暑期集训之Highways

The island nation of Flatopia is perfectly flat. Unfortunately, Flatopia has no public highways. So the traffic is difficult in Flatopia. The Flatopian government is aware of this problem. They're planning to build some highways so that it will be possible to drive between any pair of towns without leaving the highway system. 

Flatopian towns are numbered from 1 to N. Each highway connects exactly two towns. All highways follow straight lines. All highways can be used in both directions. Highways can freely cross each other, but a driver can only switch between highways at a town that is located at the end of both highways. 
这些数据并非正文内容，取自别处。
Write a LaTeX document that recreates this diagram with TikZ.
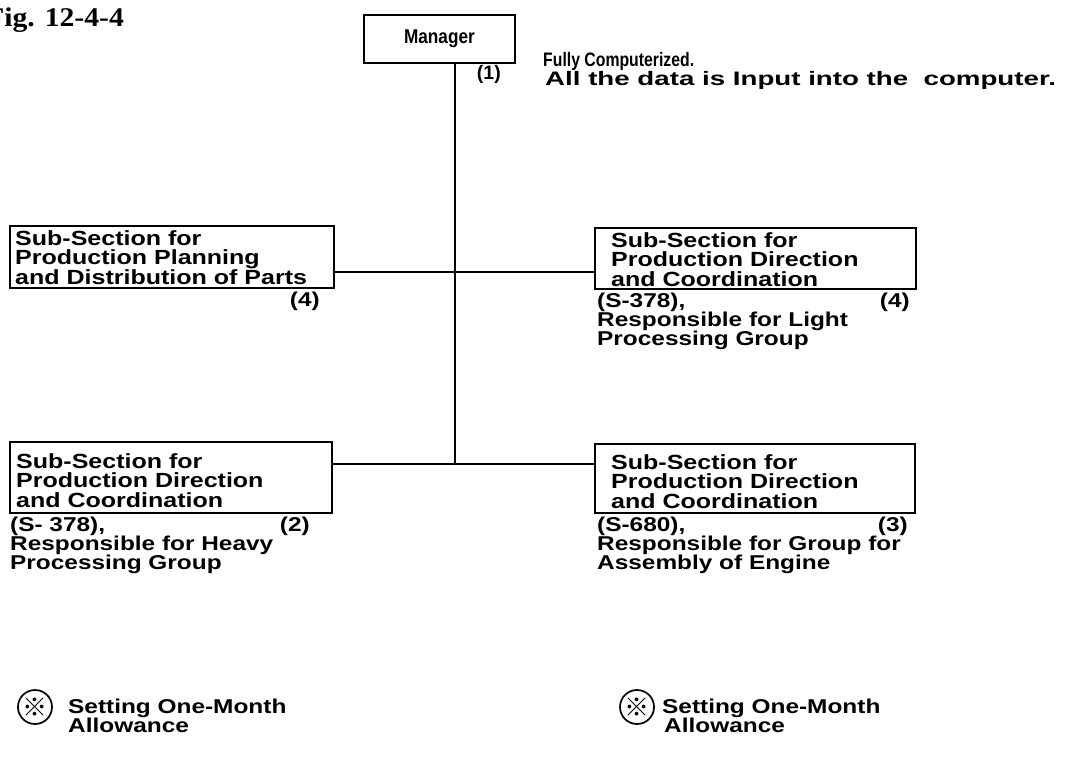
\documentclass[tikz,border=0pt]{standalone}
\usepackage{fontspec}
\setmainfont{Liberation Sans}
\newfontfamily\widefont{Liberation Sans}[FakeStretch=1.22]
\newfontfamily\plainfont{Liberation Sans}
\newfontfamily\figfont{Liberation Serif}[FakeStretch=1.1]
\newfontfamily\cjk{Noto Sans CJK JP}
\begin{document}
\begin{tikzpicture}[x=1pt, y=-1pt,
  box/.style={draw, line width=1.8pt, anchor=north west, inner sep=0pt},
  boxtext/.style={inner sep=0pt, anchor=base west, text height=14pt, text depth=4pt,
    font=\widefont\bfseries\fontsize{20.5}{19.3}\selectfont},
  lab/.style={inner sep=0pt, anchor=base west, text height=14pt, text depth=4pt,
    font=\widefont\bfseries\fontsize{20}{19}\selectfont},
  toptext/.style={inner sep=0pt, anchor=base west, text height=14pt, text depth=4pt,
    font=\plainfont\bfseries\fontsize{19.5}{19}\selectfont},
  link/.style={line width=1.4pt},
  refmark/.style={draw, circle, line width=1.7pt, minimum size=34pt, inner sep=0pt,
    font=\cjk\fontsize{25}{25}\selectfont}]
\useasboundingbox (0,0) rectangle (1070,757);

% title
\node[inner sep=0pt, anchor=base west, font=\figfont\bfseries\fontsize{27}{27}\selectfont]
  (fig) at (-14,27) {Fig. 12-4-4};

% boxes
\node[box, minimum width=151pt, minimum height=48pt,
  font=\plainfont\bfseries\fontsize{20}{20}\selectfont] (mgr) at (363,14)
  {\scalebox{0.86}[1]{Manager}};
\node[box, minimum width=324pt, minimum height=62pt] (pp) at (9,225) {};
\node[box, minimum width=321pt, minimum height=61pt] (rt) at (594,227) {};
\node[box, minimum width=322pt, minimum height=71pt] (lb) at (9,441) {};
\node[box, minimum width=320pt, minimum height=69pt] (rb) at (594,443) {};

% box texts, one node per line
\node[boxtext] (pp1) at (15,245) {Sub-Section for};
\node[boxtext] (pp2) at (15,264.5) {Production Planning};
\node[boxtext] (pp3) at (15,284) {and Distribution of Parts};

\node[boxtext] (rt1) at (611,247) {Sub-Section for};
\node[boxtext] (rt2) at (611,266.5) {Production Direction};
\node[boxtext] (rt3) at (611,286) {and Coordination};

\node[boxtext] (lb1) at (16,468) {Sub-Section for};
\node[boxtext] (lb2) at (16,487.5) {Production Direction};
\node[boxtext] (lb3) at (16,507) {and Coordination};

\node[boxtext] (rb1) at (611,469) {Sub-Section for};
\node[boxtext] (rb2) at (611,488.5) {Production Direction};
\node[boxtext] (rb3) at (611,508) {and Coordination};

% connectors
\coordinate (jtop) at (455,272);
\coordinate (jbot) at (455,464);
\draw[link] (mgr.south -| jtop) -- (jbot);
\draw[link] (pp.east |- jtop) -- (rt.west |- jtop);
\draw[link] (lb.east |- jbot) -- (rb.west |- jbot);

% labels next to the manager
\node[toptext, anchor=base east] (n1) at (501,80) {(1)};
\node[toptext] (fc1) at (543,67) {\scalebox{0.81}[1]{Fully Computerized.}};
\node[toptext] (fc2) at (545,86) {\scalebox{1.42}[1]{All the data is Input into the\ \ computer.}};

% labels under the boxes
\node[lab, anchor=base east] (pp4) at (320,306) {(4)};

\node[lab] (rta) at (597,307) {(S-378),};
\node[lab, anchor=base east] (rt4) at (910,307) {(4)};
\node[lab] (rtb) at (597,326) {Responsible for Light};
\node[lab] (rtc) at (597,345) {Processing Group};

\node[lab] (lba) at (10,531) {(S- 378),};
\node[lab, anchor=base east] (lbn) at (310,531) {(2)};
\node[lab] (lbb) at (10,550) {Responsible for Heavy};
\node[lab] (lbc) at (10,569) {Processing Group};

\node[lab] (rba) at (597,531) {(S-680),};
\node[lab, anchor=base east] (rbn) at (908,531) {(3)};
\node[lab] (rbb) at (597,550) {Responsible for Group for};
\node[lab] (rbc) at (597,569) {Assembly of Engine};

% allowance notes
\node[refmark] (m1) at (35,707) {※};
\node[lab] (s1a) at (68,713) {Setting One-Month};
\node[lab] (s1b) at (68,732) {Allowance};
\node[refmark] (m2) at (637,707) {※};
\node[lab] (s2a) at (662,713) {Setting One-Month};
\node[lab] (s2b) at (664,732) {Allowance};
\end{tikzpicture}
\end{document}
The Flatopian government wants to minimize the length of the longest highway to be built. However, they want to guarantee that every town is highway-reachable from every other town.

Input

The first line of input is an integer T, which tells how many test cases followed. 
The first line of each case is an integer N (3 <= N <= 500), which is the number of villages. Then come N lines, the i-th of which contains N integers, and the j-th of these N integers is the distance (the distance should be an integer within [1, 65536]) between village i and village j. There is an empty line after each test case.

Output

For each test case, you should output a line contains an integer, which is the length of the longest road to be built such that all the villages are connected, and this value is minimum.

Sample Input

1

3
0 990 692
990 0 179
692 179 0

Sample Output

692

这道题 说实话，没看懂题目的意思，所以就去看了下博客，看了下别人写的题意（英语真的越来越渣了QAQ），不过在知道意思后其实也挺简单的，就是有点麻烦，这道题的意思其实就是：

给你N个村庄，然后吧每个村庄之间的距离用个二维数组表现出来 拿例子来说就是 1 和1 的距离是0 ,    1和2的距离是990， 1和3的距离是692 ，第二行就是 2和1的距离是990 

2和2 的距离是0 以此类推 这样应该就理解了 那么 这道题的最后目的其实是让我们求出最优连通方案中 一条最长的距离是多少，这个不好理解 但其实你把例子画一下也就懂了，真的不是文字就表达清楚了QAQ

这道题的难点有两个，第一个是如何把给的数据转化为我们希望得到的数据，还有就是如和求出最长的那条，当然，代码如下，自己体会吧（抽时间把解释补上去QAQ）：

#include<stdio.h>
#include<string.h>
#include<algorithm>
#include<math.h>
#define MAX 10000010
using namespace std;
int y[510][510];
int par[MAX];
int heigh[MAX];
int t;
struct ege{
	int u,v,w;
}G[MAX];
void chushihua(int n)
{
	for(int i=0;i<=n;i++)
	{
	par[i]=i;
	heigh[i]=0;
    }
}
int find(int n)
{
	 int r=n;  
    while(par[r]!=r)  
        r=par[r];  
   return r;
}
void unite(int x,int y)
{
	x=find(x);
	y=find(y);
	if(x==y)
	return ;
	if(heigh[y]>heigh[x])
	par[x]=y;
	else
	{
		par[y]=x;
		if(heigh[x]==heigh[y])
		heigh[x]++;
	}
}
bool same(int x,int y)
{
    return find(x)==find(y);
}
bool cmp(ege R,ege b)
{
	return R.w<b.w;
}
int kruskal()
{
	sort(G+1,G+t+1,cmp);
	chushihua(t);
	int ans=0;
	int mk=0;
	for(int i=1;i<=t;i++)
	{
		if(!same(G[i].u,G[i].v))
		{
			unite(G[i].u,G[i].v);
			mk=max(mk,G[i].w);
			ans+=G[i].w;
		}
	}
	return mk;
}
int main()
{
	int n;
	scanf("%d",&n);
	while(n--)
	{   int m;
	    scanf("%d",&m);
		for(int i=1;i<=m;i++)
		{
			for(int j=1;j<=m;j++)
			{
				scanf("%d",&y[i][j]);
			}
		}
		t=0;   
		for(int k=1;k<=m-1;k++)
		{
		    for(int l=k+1;l<=m;l++)
		    {
			t++;
			G[t].u=k;
			G[t].v=l;
			G[t].w=y[k][l];
		    }
		}
		int k;
		k=kruskal();
		printf("%d\n",k);
	}
	return 0;
}